Gordon, 61, suffered his cardiac arrest at work last June and was rushed unconscious to Unity. Doctors restarted his heart, but he remained unresponsive. Physicians could not operate until his heart’s rhythm was stabilized. In order to limit damage to his brain, Cameron Hall, MD, made the decision to deliberately reduce Gordon’s core body temperature to around 90 degrees through therapeutic hypothermia.
Following nearly 20 hours in therapeutic hypothermia, a process which essentially froze Gordon’s body, they began warming him up, slowly bringing him out of a coma.
When Gordon Toleman regained consciousness following a cardiac arrest, he scanned the hospital room at Unity Hospital and recognized his wife, Cindy.
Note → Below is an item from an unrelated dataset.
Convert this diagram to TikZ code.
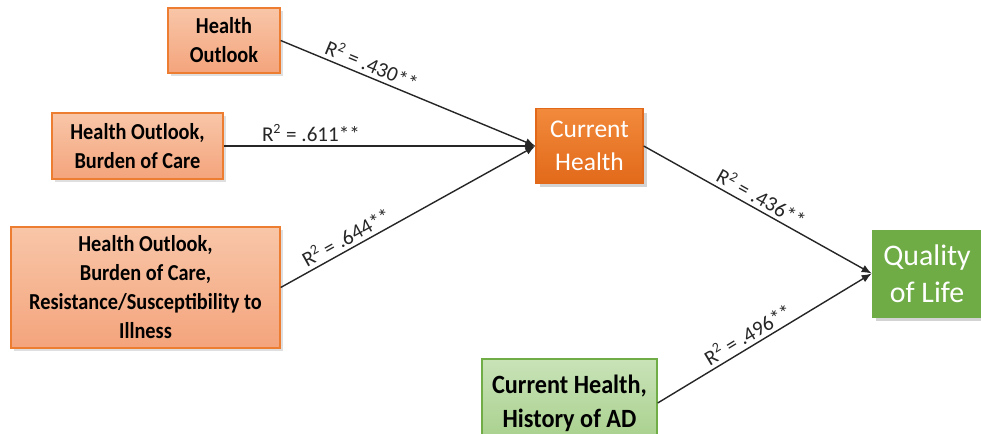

When his daughter, Rachel, called his name, he quickly turned and looked in her direction.
Gordon’s reaction and recognition of Rachel’s voice was comforting to Cindy.
“I looked at my daughter, she looked at me, and we both said, ‘Yup, he’s in there,’” Cindy says.
“The doctors did a phenomenal job explaining what they were going to do, what it was going to look like, why they were going to do it and what the outcome would be,” Cindy says. “I never felt out of the loop. I felt like I knew what was going on the entire time.”
The Tolemans were amazed that the doctors at Unity had performed hypothermia treatment protocol to preserve Gordon’s brain function before performing heart surgery.
Nine days after being frozen, Gordon underwent a quintuple bypass at Rochester General Hospital performed by Ronald Kirshner, MD. Two months later, he returned to work.
And today, less than four months after surgery, Gordon says he is “95 percent back to where I was before the heart attack. I’m walking, I’m dancing with Cindy again and I’m gardening.”
Gordon has no memory of the therapeutic hypothermia treatment and says he was “amazed when I was told about it.” He also says he is “equally amazed at how the caregivers have followed through with me and how the whole system was integrated and seamless.”